In the more than 1,200 comments and complaints registered by utility regulators, it appears that just one cites a concern about the company’s plans on Larrabee and Merrill roads, on land between Main and College streets near the Greene town line.
Paul Fischer, a Greene resident, worried the project “will impact wildlife, tourism — and my backyard.”
Living next door, he said, he is concerned “all the drilling and blasting” involved in construction would hurt his ability to draw water safely from his well.
The larger concerns raised by thousands of Mainers, environmental groups and municipalities in Western Maine focus more on the environmental impact of the plan.
One of the Mainers registering her disapproval, Lolita Lambert of Lewiston, said that if the project goes through, “we will no longer have Maine’s beauty in its natural form.”
Instead, she said, it will have a utility project “leaving scarred land and ugly landscapes to view.”

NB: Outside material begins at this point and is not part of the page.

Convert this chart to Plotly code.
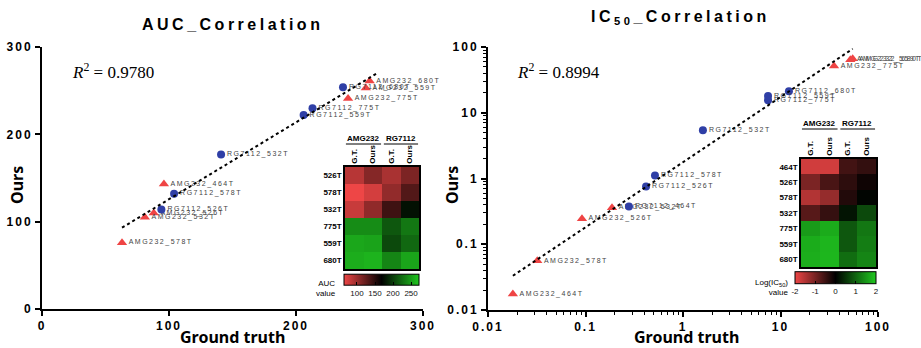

Lambert said she doesn’t want “to help Massachusetts at the expense of hurting Maine. I want my children and grandchildren to enjoy Maine’s natural beauty as we all have. This is not the way to go.”
Much of the proposed line would follow an existing corridor that is strung with electrical wires on tall towers, but a more than 70-mile section between Lac-Megantic in Quebec and the existing corridor would be entirely new.
The 95-mile corridor that already has electrical transmission lines would have to be widened to accommodate the new line strung along additional towers that will rise about 95 feet from the ground, roughly seven per mile.
Critics charge that the project would mar the beauty of the land, disrupt the movement of plants and animals and generally undermine the wilderness that makes Western Maine a unique environmental treasure.
But advocates say the fears are overblown and that the environmental benefits of relying more heavily on hydropower instead of natural gas easily outweigh the downsides of the project.
Following last week’s PUC approval of the project, it remains under review by the Maine Department of Environmental Protection, the Land Use Planning Commission and the Army Corps of Engineers.